The Credit Suisse crisis is deepening. The embattled bank's shares plunged another 12 percent on Monday to hit an all-time low intra-day. Analysts believe that ahead of the October 27 deadline that the bank has set for unveiling a turnaround plan, investor confidence is tanking.
Monday's panic on the market showed Credit Suisse has fewer options on the table. The bank's credit default swap spread surged to a 14-year high and its stock has been nearly wiped out. Investors are increasingly concerned about the cost of the revival plan of the second largest Swiss bank, set to be unveiled on October 27.
On Monday, CEO Ulrich Korner said the market rout is not what the investors must be focused on. "I know it's not easy to remain focused amid the many stories you read in the media — in particular, given the many factually inaccurate statements being made. That said, I trust that you are not confusing our day-to-day stock price performance with the strong capital base and liquidity position of the bank."

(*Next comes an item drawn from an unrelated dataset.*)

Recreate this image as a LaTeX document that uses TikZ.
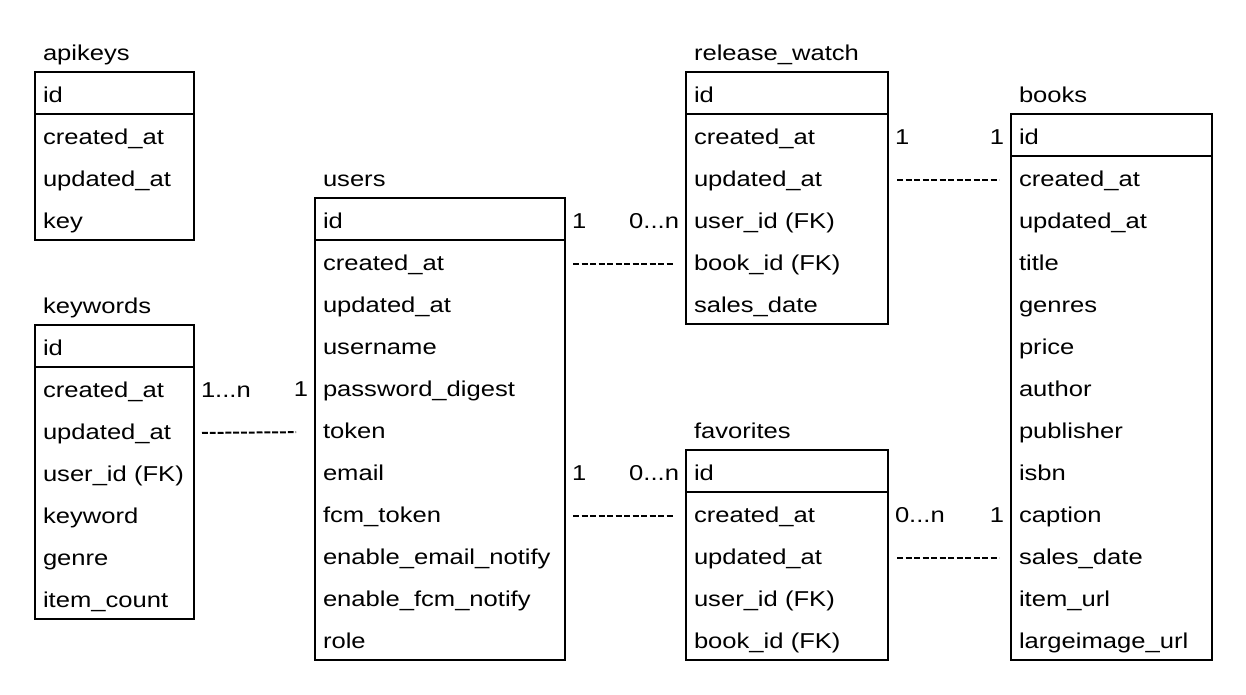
\documentclass[tikz,border=0pt]{standalone}
\usepackage{fontspec}
\setmainfont{Liberation Sans}[FakeStretch=1.19]
\usepackage{tikz}
\usetikzlibrary{calc}
\tikzset{
 field/.style={inner xsep=8pt, inner ysep=0pt, outer sep=0pt, minimum height=42pt, text height=18pt, text depth=0pt, align=left, font=\fontsize{21.5}{26}\selectfont},
 card/.style={inner xsep=7pt, inner ysep=0pt, outer sep=0pt, text height=18pt, text depth=0pt, font=\fontsize{21.5}{26}\selectfont},
 link/.style={line width=2pt, dash pattern=on 6.4pt off 2.1pt, shorten <=8pt, shorten >=13pt, transform canvas={yshift=-3pt}}
}
\newcommand{\erTable}[6]{
 \pgfmathsetlengthmacro{\erW}{#4-16}
 \node[field, text width=\erW, anchor=south west] (#1-title) at (#2,#3) {#5};
 \node[field, text width=\erW, anchor=north west, draw, line width=2pt] (#1-r0) at (#2,#3) {id};
 \foreach \f [count=\i] in {#6} {
  \node[field, text width=\erW, anchor=north] (#1-r\i) at ($(#1-r0.north)+(0,42*\i)$) {\f};
  \xdef\erLast{\i}
 }
 \draw[line width=2pt] (#1-r0.north west) rectangle (#1-r\erLast.south east);
}

\begin{document}
\begin{tikzpicture}[x=1pt, y=-1pt]
\useasboundingbox (0,0) rectangle (1246,694);
\erTable{apikeys}{35}{72}{159}{apikeys}{created\_at, updated\_at, key}
\erTable{keywords}{35}{325}{159}{keywords}{created\_at, updated\_at, user\_id (FK), keyword, genre, item\_count}
\erTable{users}{315}{198}{250}{users}{created\_at, updated\_at, username, password\_digest, token, email, fcm\_token, enable\_email\_notify, enable\_fcm\_notify, role}
\erTable{watch}{686}{72}{202}{release\_watch}{created\_at, updated\_at, user\_id (FK), book\_id (FK), sales\_date}
\erTable{fav}{686}{450}{202}{favorites}{created\_at, updated\_at, user\_id (FK), book\_id (FK)}
\erTable{books}{1011}{114}{201}{books}{created\_at, updated\_at, title, genres, price, author, publisher, isbn, caption, sales\_date, item\_url, largeimage\_url}

\node[card, anchor=west] (ku-many) at (keywords-r1.east) {1...n};
\node[card, anchor=east] (ku-one) at (users-r4.west) {1};
\draw[link, dash pattern=on 5.9pt off 1.9pt, shorten >=19pt] (keywords-r2.east) -- (users-r5.west);

\node[card, anchor=west] (uw-one) at (users-r0.east) {1};
\node[card, anchor=east] (uw-many) at (watch-r3.west) {0...n};
\draw[link] (users-r1.east) -- (watch-r4.west);

\node[card, anchor=west] (uf-one) at (users-r6.east) {1};
\node[card, anchor=east] (uf-many) at (fav-r0.west) {0...n};
\draw[link] (users-r7.east) -- (fav-r1.west);

\node[card, anchor=west] (wb-one) at (watch-r1.east) {1};
\node[card, anchor=east] (wb-two) at (books-r0.west) {1};
\draw[link, shorten <=9pt, shorten >=12pt] (watch-r2.east) -- (books-r1.west);

\node[card, anchor=west] (fb-many) at (fav-r1.east) {0...n};
\node[card, anchor=east] (fb-one) at (books-r9.west) {1};
\draw[link, shorten <=9pt, shorten >=12pt] (fav-r2.east) -- (books-r10.west);
\end{tikzpicture}
\end{document}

However, there are fewer takers for the CEO's comforting arguments. According to Finshots, analysts and investors are pointing out that this was exactly the tone of Lehman Brothers CFO before the US investment bank went belly up and triggered the global financial crisis in 2008.
"Investors are worried about how the bank will cover such a plan's cost -- which many analysts have pegged at $4 billion -- and what that would mean for its core capital ratio of 13.5%, especially during a period when the investment bank has been suffering heavy losses... " says a Bloomberg analysis.
Credit Suisse had a market capitalization of $22.3 billion just a year ago. This has crashed to just $10.4 billion as of now, even as shares plunged 95 percent from their peak.
The mood around Credit Suisse is of gloom. Employee morale is down, contract staff have not received their new job offers, and staff departures are happening at a brisk pace.
Challenges in Raising Capital
The worst-case scenario is for the bank to file for bankruptcy, but Credit Suisse is digging in and fighting it out. Another scenario is a merger with the larger Swiss rival UBS. Rosy outlook painted by the executives revolves around the plans to raise cash through disposals but this can be equally challenging.
"If one of the options includes a capital raise, it's always going to be tough for a stock to steady when the amount of potential issuance and dilution is unknown ...Tough markets increase the impatience," said Alison Williams, a banking analyst at Bloomberg Intelligence.